Date Dow Appx Low Dow Appx High Date of High
1914 59 390 1929
1939 140 680 1959
1963 700 1000 1966
1990 2,500 11,750 2000
2001 8,100 14,000 2007
The DOW and S&P 500 are trading at all-time highs in August 2017. A new war might temporarily crash the stock markets, but they are likely to rise after a nasty correction. Massive debt increases, dollar devaluations, and central bank levitation support stock prices.
- Since 1900 silver prices, national debt, and the Dow have increased exponentially – straight line increases on a log scale graph.

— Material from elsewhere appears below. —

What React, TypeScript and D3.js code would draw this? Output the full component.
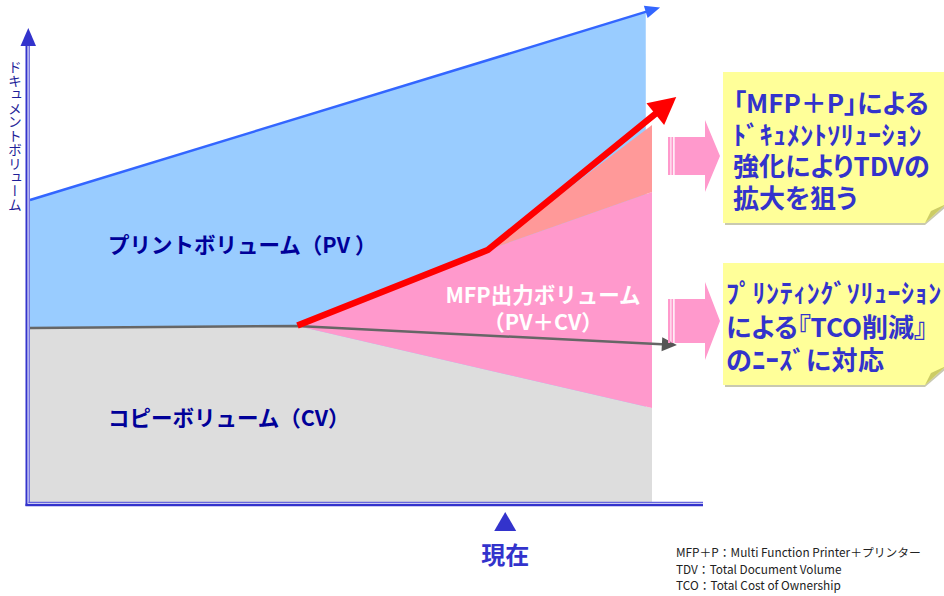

- Since 1900 the U.S. has entered a major and costly war about every 26 years, with an extra “War on Terror” in 2001. Given the approximate 26 year cycle, we are due for a major and costly war NOW!
- The U.S. stock market is selling at all-time highs. A new war might crash market prices but we know government and central banks will devalue the dollar, massively increase debt, and push new digital currency units into the stock market, eventually forcing it to new dollar devalued highs.
- Silver prices are still two-thirds below their all-time highs reached in 2011. War materials needed in a new war will increase demand for silver. The massive debt needed to finance the war will devalue the dollar and push silver prices higher. The coming consumer price inflation will encourage individuals to purchase silver (and gold and cryptocurrencies) to protect their savings from central bank and government created consumer price inflation, which means more demand for silver.
- Silver prices will rise in the next several years with no escalation in wars because of supply, demand and devaluation.
- Silver prices will rise spectacularly if the U.S. indulges in another major war.
- We do not look forward to another war or an escalation of existing wars, but history suggests another war is likely. Plan accordingly.